- **Instruction**: Return all of the data exactly, with nothing left out but the pictures.
## Begin Data
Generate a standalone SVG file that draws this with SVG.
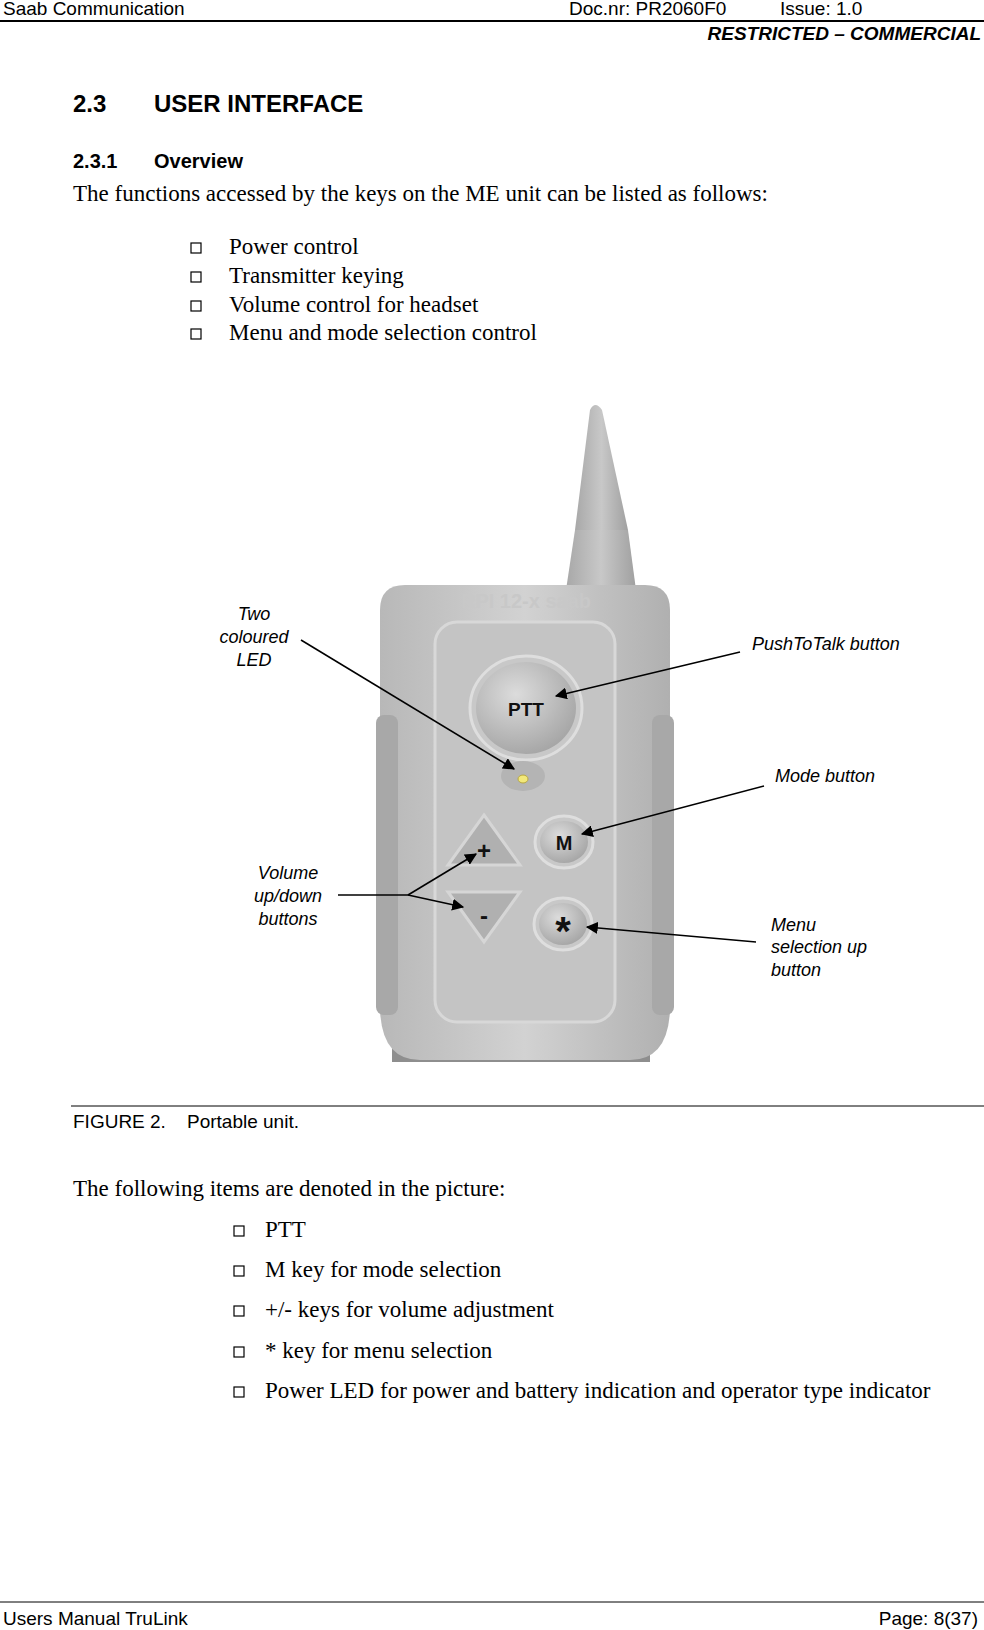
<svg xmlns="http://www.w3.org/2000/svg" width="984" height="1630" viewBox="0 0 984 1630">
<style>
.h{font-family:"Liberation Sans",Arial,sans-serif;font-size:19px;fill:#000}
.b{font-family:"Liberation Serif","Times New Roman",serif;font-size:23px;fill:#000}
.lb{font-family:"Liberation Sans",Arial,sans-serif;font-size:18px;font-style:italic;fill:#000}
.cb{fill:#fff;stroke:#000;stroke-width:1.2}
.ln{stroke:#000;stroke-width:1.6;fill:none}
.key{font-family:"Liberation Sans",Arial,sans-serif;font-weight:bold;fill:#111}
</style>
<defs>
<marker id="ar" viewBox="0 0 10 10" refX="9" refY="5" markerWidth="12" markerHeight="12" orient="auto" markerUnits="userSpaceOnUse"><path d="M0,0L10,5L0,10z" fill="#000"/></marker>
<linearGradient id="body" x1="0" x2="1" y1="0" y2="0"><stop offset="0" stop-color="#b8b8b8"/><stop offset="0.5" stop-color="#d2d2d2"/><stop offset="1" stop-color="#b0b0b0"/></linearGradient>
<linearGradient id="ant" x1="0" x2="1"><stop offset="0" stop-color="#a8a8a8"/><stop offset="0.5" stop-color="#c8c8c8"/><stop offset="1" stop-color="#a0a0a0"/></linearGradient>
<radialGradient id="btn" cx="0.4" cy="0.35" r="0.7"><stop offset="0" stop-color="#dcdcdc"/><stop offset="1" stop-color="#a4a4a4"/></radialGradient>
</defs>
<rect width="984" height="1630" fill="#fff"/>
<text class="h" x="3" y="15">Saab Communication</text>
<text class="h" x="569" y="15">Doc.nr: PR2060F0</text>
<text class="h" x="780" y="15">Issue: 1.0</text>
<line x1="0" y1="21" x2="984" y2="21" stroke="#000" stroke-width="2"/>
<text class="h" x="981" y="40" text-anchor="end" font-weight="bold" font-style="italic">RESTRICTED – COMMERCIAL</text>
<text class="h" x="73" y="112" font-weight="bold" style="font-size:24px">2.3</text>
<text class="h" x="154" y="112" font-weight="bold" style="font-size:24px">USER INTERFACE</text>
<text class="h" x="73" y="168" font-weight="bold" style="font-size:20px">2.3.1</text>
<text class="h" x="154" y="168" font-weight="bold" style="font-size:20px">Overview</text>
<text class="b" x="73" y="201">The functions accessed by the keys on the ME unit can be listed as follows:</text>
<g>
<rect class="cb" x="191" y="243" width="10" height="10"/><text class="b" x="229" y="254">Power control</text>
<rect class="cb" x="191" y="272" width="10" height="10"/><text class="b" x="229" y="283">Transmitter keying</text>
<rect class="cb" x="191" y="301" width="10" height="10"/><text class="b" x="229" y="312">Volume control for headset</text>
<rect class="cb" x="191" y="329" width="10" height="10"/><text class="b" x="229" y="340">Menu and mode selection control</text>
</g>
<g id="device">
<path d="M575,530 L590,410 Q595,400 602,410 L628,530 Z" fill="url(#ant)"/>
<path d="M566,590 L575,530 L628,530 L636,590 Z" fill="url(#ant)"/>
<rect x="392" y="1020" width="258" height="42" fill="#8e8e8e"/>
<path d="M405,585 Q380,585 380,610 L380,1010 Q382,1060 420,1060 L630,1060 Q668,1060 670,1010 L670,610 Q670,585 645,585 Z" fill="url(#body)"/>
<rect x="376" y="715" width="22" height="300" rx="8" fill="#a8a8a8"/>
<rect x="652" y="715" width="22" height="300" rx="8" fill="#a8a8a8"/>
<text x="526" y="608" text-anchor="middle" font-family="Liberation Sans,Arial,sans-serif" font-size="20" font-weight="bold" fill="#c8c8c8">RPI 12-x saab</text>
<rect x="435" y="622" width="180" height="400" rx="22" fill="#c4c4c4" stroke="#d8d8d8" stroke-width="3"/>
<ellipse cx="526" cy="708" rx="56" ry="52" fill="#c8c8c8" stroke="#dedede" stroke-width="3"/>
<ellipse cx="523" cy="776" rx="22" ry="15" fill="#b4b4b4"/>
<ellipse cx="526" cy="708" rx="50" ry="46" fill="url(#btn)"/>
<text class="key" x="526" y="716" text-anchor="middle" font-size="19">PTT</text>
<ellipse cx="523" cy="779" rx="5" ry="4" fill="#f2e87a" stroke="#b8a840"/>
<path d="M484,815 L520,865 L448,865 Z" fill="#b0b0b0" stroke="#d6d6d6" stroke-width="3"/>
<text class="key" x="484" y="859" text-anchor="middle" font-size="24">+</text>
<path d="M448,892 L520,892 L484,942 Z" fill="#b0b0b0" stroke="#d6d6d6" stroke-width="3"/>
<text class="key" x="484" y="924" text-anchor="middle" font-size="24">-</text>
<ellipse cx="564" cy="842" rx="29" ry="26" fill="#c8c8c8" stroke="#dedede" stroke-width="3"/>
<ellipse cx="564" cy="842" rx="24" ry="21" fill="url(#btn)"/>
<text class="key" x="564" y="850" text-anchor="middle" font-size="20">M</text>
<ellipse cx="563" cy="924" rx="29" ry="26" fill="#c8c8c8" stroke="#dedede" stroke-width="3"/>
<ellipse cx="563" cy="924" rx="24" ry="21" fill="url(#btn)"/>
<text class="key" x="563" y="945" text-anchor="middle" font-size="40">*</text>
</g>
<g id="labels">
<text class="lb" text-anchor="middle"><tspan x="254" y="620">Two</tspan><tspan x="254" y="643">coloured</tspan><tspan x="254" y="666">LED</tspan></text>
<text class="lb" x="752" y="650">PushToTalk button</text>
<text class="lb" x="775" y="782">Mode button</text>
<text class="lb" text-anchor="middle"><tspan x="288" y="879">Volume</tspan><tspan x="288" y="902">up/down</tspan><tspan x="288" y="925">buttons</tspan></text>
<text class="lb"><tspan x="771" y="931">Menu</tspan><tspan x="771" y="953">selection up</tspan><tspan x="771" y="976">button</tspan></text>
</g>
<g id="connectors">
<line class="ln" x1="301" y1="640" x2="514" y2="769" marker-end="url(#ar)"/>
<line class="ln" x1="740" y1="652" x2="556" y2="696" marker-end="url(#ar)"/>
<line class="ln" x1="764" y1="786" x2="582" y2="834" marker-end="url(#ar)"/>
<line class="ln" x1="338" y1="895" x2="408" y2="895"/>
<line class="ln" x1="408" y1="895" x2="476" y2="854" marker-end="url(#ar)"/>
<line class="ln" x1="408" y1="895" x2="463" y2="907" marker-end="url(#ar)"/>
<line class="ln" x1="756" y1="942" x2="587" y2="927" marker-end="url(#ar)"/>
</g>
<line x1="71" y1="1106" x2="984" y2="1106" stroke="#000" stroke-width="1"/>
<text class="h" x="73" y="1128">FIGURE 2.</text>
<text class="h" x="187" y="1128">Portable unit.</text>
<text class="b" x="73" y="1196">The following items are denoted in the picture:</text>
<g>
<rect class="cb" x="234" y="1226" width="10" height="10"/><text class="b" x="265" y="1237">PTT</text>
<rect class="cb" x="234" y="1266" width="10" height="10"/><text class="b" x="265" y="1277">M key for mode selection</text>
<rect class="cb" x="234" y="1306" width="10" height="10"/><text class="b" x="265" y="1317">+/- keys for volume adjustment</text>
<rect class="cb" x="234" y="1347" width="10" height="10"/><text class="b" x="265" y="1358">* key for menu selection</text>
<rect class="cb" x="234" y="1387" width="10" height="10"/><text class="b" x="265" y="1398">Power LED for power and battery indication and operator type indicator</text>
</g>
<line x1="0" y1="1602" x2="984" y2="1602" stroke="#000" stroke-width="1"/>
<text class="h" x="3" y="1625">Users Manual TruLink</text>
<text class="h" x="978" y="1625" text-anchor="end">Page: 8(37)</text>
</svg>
## End Data
- **Complete answer**:
Generate a standalone SVG file that draws this with SVG.
<svg xmlns="http://www.w3.org/2000/svg" width="984" height="1630" viewBox="0 0 984 1630">
<style>
.h{font-family:"Liberation Sans",Arial,sans-serif;font-size:19px;fill:#000}
.b{font-family:"Liberation Serif","Times New Roman",serif;font-size:23px;fill:#000}
.lb{font-family:"Liberation Sans",Arial,sans-serif;font-size:18px;font-style:italic;fill:#000}
.cb{fill:#fff;stroke:#000;stroke-width:1.2}
.ln{stroke:#000;stroke-width:1.6;fill:none}
.key{font-family:"Liberation Sans",Arial,sans-serif;font-weight:bold;fill:#111}
</style>
<defs>
<marker id="ar" viewBox="0 0 10 10" refX="9" refY="5" markerWidth="12" markerHeight="12" orient="auto" markerUnits="userSpaceOnUse"><path d="M0,0L10,5L0,10z" fill="#000"/></marker>
<linearGradient id="body" x1="0" x2="1" y1="0" y2="0"><stop offset="0" stop-color="#b8b8b8"/><stop offset="0.5" stop-color="#d2d2d2"/><stop offset="1" stop-color="#b0b0b0"/></linearGradient>
<linearGradient id="ant" x1="0" x2="1"><stop offset="0" stop-color="#a8a8a8"/><stop offset="0.5" stop-color="#c8c8c8"/><stop offset="1" stop-color="#a0a0a0"/></linearGradient>
<radialGradient id="btn" cx="0.4" cy="0.35" r="0.7"><stop offset="0" stop-color="#dcdcdc"/><stop offset="1" stop-color="#a4a4a4"/></radialGradient>
</defs>
<rect width="984" height="1630" fill="#fff"/>
<text class="h" x="3" y="15">Saab Communication</text>
<text class="h" x="569" y="15">Doc.nr: PR2060F0</text>
<text class="h" x="780" y="15">Issue: 1.0</text>
<line x1="0" y1="21" x2="984" y2="21" stroke="#000" stroke-width="2"/>
<text class="h" x="981" y="40" text-anchor="end" font-weight="bold" font-style="italic">RESTRICTED – COMMERCIAL</text>
<text class="h" x="73" y="112" font-weight="bold" style="font-size:24px">2.3</text>
<text class="h" x="154" y="112" font-weight="bold" style="font-size:24px">USER INTERFACE</text>
<text class="h" x="73" y="168" font-weight="bold" style="font-size:20px">2.3.1</text>
<text class="h" x="154" y="168" font-weight="bold" style="font-size:20px">Overview</text>
<text class="b" x="73" y="201">The functions accessed by the keys on the ME unit can be listed as follows:</text>
<g>
<rect class="cb" x="191" y="243" width="10" height="10"/><text class="b" x="229" y="254">Power control</text>
<rect class="cb" x="191" y="272" width="10" height="10"/><text class="b" x="229" y="283">Transmitter keying</text>
<rect class="cb" x="191" y="301" width="10" height="10"/><text class="b" x="229" y="312">Volume control for headset</text>
<rect class="cb" x="191" y="329" width="10" height="10"/><text class="b" x="229" y="340">Menu and mode selection control</text>
</g>
<g id="device">
<path d="M575,530 L590,410 Q595,400 602,410 L628,530 Z" fill="url(#ant)"/>
<path d="M566,590 L575,530 L628,530 L636,590 Z" fill="url(#ant)"/>
<rect x="392" y="1020" width="258" height="42" fill="#8e8e8e"/>
<path d="M405,585 Q380,585 380,610 L380,1010 Q382,1060 420,1060 L630,1060 Q668,1060 670,1010 L670,610 Q670,585 645,585 Z" fill="url(#body)"/>
<rect x="376" y="715" width="22" height="300" rx="8" fill="#a8a8a8"/>
<rect x="652" y="715" width="22" height="300" rx="8" fill="#a8a8a8"/>
<text x="526" y="608" text-anchor="middle" font-family="Liberation Sans,Arial,sans-serif" font-size="20" font-weight="bold" fill="#c8c8c8">RPI 12-x saab</text>
<rect x="435" y="622" width="180" height="400" rx="22" fill="#c4c4c4" stroke="#d8d8d8" stroke-width="3"/>
<ellipse cx="526" cy="708" rx="56" ry="52" fill="#c8c8c8" stroke="#dedede" stroke-width="3"/>
<ellipse cx="523" cy="776" rx="22" ry="15" fill="#b4b4b4"/>
<ellipse cx="526" cy="708" rx="50" ry="46" fill="url(#btn)"/>
<text class="key" x="526" y="716" text-anchor="middle" font-size="19">PTT</text>
<ellipse cx="523" cy="779" rx="5" ry="4" fill="#f2e87a" stroke="#b8a840"/>
<path d="M484,815 L520,865 L448,865 Z" fill="#b0b0b0" stroke="#d6d6d6" stroke-width="3"/>
<text class="key" x="484" y="859" text-anchor="middle" font-size="24">+</text>
<path d="M448,892 L520,892 L484,942 Z" fill="#b0b0b0" stroke="#d6d6d6" stroke-width="3"/>
<text class="key" x="484" y="924" text-anchor="middle" font-size="24">-</text>
<ellipse cx="564" cy="842" rx="29" ry="26" fill="#c8c8c8" stroke="#dedede" stroke-width="3"/>
<ellipse cx="564" cy="842" rx="24" ry="21" fill="url(#btn)"/>
<text class="key" x="564" y="850" text-anchor="middle" font-size="20">M</text>
<ellipse cx="563" cy="924" rx="29" ry="26" fill="#c8c8c8" stroke="#dedede" stroke-width="3"/>
<ellipse cx="563" cy="924" rx="24" ry="21" fill="url(#btn)"/>
<text class="key" x="563" y="945" text-anchor="middle" font-size="40">*</text>
</g>
<g id="labels">
<text class="lb" text-anchor="middle"><tspan x="254" y="620">Two</tspan><tspan x="254" y="643">coloured</tspan><tspan x="254" y="666">LED</tspan></text>
<text class="lb" x="752" y="650">PushToTalk button</text>
<text class="lb" x="775" y="782">Mode button</text>
<text class="lb" text-anchor="middle"><tspan x="288" y="879">Volume</tspan><tspan x="288" y="902">up/down</tspan><tspan x="288" y="925">buttons</tspan></text>
<text class="lb"><tspan x="771" y="931">Menu</tspan><tspan x="771" y="953">selection up</tspan><tspan x="771" y="976">button</tspan></text>
</g>
<g id="connectors">
<line class="ln" x1="301" y1="640" x2="514" y2="769" marker-end="url(#ar)"/>
<line class="ln" x1="740" y1="652" x2="556" y2="696" marker-end="url(#ar)"/>
<line class="ln" x1="764" y1="786" x2="582" y2="834" marker-end="url(#ar)"/>
<line class="ln" x1="338" y1="895" x2="408" y2="895"/>
<line class="ln" x1="408" y1="895" x2="476" y2="854" marker-end="url(#ar)"/>
<line class="ln" x1="408" y1="895" x2="463" y2="907" marker-end="url(#ar)"/>
<line class="ln" x1="756" y1="942" x2="587" y2="927" marker-end="url(#ar)"/>
</g>
<line x1="71" y1="1106" x2="984" y2="1106" stroke="#000" stroke-width="1"/>
<text class="h" x="73" y="1128">FIGURE 2.</text>
<text class="h" x="187" y="1128">Portable unit.</text>
<text class="b" x="73" y="1196">The following items are denoted in the picture:</text>
<g>
<rect class="cb" x="234" y="1226" width="10" height="10"/><text class="b" x="265" y="1237">PTT</text>
<rect class="cb" x="234" y="1266" width="10" height="10"/><text class="b" x="265" y="1277">M key for mode selection</text>
<rect class="cb" x="234" y="1306" width="10" height="10"/><text class="b" x="265" y="1317">+/- keys for volume adjustment</text>
<rect class="cb" x="234" y="1347" width="10" height="10"/><text class="b" x="265" y="1358">* key for menu selection</text>
<rect class="cb" x="234" y="1387" width="10" height="10"/><text class="b" x="265" y="1398">Power LED for power and battery indication and operator type indicator</text>
</g>
<line x1="0" y1="1602" x2="984" y2="1602" stroke="#000" stroke-width="1"/>
<text class="h" x="3" y="1625">Users Manual TruLink</text>
<text class="h" x="978" y="1625" text-anchor="end">Page: 8(37)</text>
</svg>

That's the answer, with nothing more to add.